What CPO Doesn't Cover

CPO warranties are not bumper-to-bumper forever. Common exclusions typically include:

  • Wear items: Brake pads, tires, wiper blades, filters, and belts
  • Cosmetic damage: Interior wear, scratched trim, minor exterior blemishes
  • Maintenance services: Oil changes, fluid top-offs, alignments
  • Modifications: Any changes made by a previous owner can void coverage on affected systems
  • Deductibles: Some CPO claims carry a per-visit deductible — check the specific contract

The inspection process also has limits. A 300-point inspection is thorough, but it's a snapshot in time. It won't predict how a turbocharger or transmission behaves 30,000 miles later.

CPO vs. Independent Used vs. New: Where the A6 Fits

New A6: Full warranty from day one, current technology, highest price.

CPO A6: Used price with partial warranty remaining, inspected by the brand, eligible for Audi-backed financing rates (which are often lower than standard used-car rates).

Non-CPO used A6: Lowest purchase price potential, no manufacturer backing, condition entirely dependent on seller transparency and your own inspection process.

The CPO premium — typically a few thousand dollars over a comparable non-certified A6 — reflects the warranty transfer, inspection, and financing benefits. Whether that premium makes sense depends on the specific vehicle's remaining warranty time, mileage, history, and your own tolerance for repair risk.

The Variables That Shape Your Outcome

No two CPO A6 purchases are the same.

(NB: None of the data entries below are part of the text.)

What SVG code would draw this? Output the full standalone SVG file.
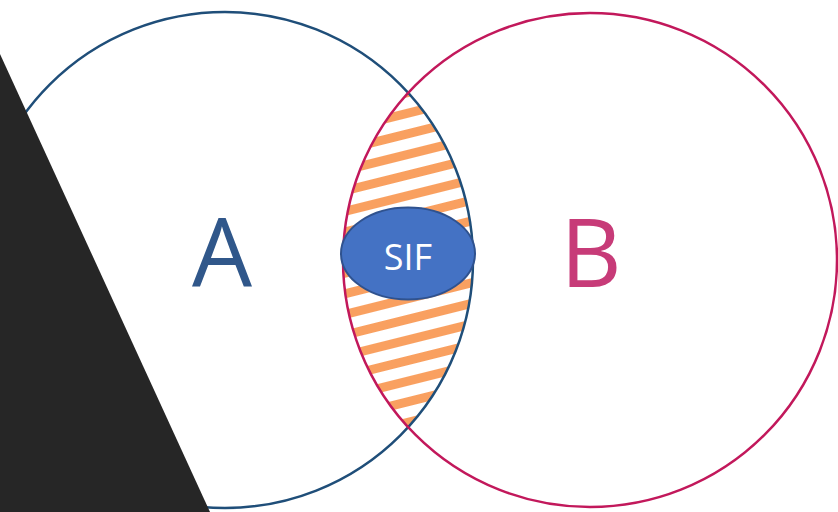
<svg xmlns="http://www.w3.org/2000/svg" width="838" height="512" viewBox="0 0 838 512">
  <style>
    .ring { fill: none; stroke-width: 2.5; }
    .big { font-family: "Open Sans", "Liberation Sans", sans-serif; font-size: 95px; text-anchor: middle; }
  </style>
  <defs>
    <pattern id="stripes" patternUnits="userSpaceOnUse" width="40" height="20" patternTransform="rotate(-14) translate(0,4)">
      <rect x="0" y="0" width="40" height="9" fill="#F9A060"/>
    </pattern>
    <clipPath id="clipA">
      <circle cx="225" cy="260" r="248"/>
    </clipPath>
  </defs>
  <rect width="838" height="512" fill="#FFFFFF"/>
  <g id="lens">
    <circle cx="590" cy="260" r="247" fill="url(#stripes)" clip-path="url(#clipA)"/>
  </g>
  <g id="circleA">
    <circle class="ring" cx="225" cy="260" r="248" stroke="#1F4E79"/>
    <text class="big" x="222" y="287" fill="#30578A">A</text>
  </g>
  <g id="circleB">
    <circle class="ring" cx="590" cy="260" r="247" stroke="#C2185B"/>
    <text class="big" x="591" y="287" fill="#C73B78">B</text>
  </g>
  <g id="sif">
    <ellipse cx="408" cy="253.5" rx="67" ry="46" fill="#4472C4" stroke="#2F528F" stroke-width="2"/>
    <text x="408" y="270" font-family="Open Sans, Liberation Sans, sans-serif" font-size="36" fill="#FFFFFF" text-anchor="middle">SIF</text>
  </g>
  <g id="connectors"/>
  <polygon points="0,54 210,512 0,512" fill="#262626"/>
</svg>
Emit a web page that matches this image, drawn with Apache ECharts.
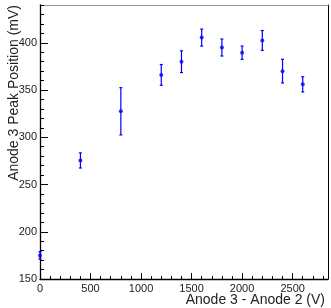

The remaining warranty window, the trim level, the powertrain, the original service history, and even the dealership's inspection standards (all must follow Audi's protocol, but execution varies) all factor into what you're actually getting.

Your location affects ownership cost too — labor rates for Audi-level repairs vary considerably by region, and state registration fees, taxes, and emissions requirements add to total cost of ownership in ways that differ across states.

What the CPO label confirms is that the vehicle met Audi's eligibility threshold at the time of certification. What it can't confirm is how the previous owner treated it, or what the next 50,000 miles will look like for your specific unit.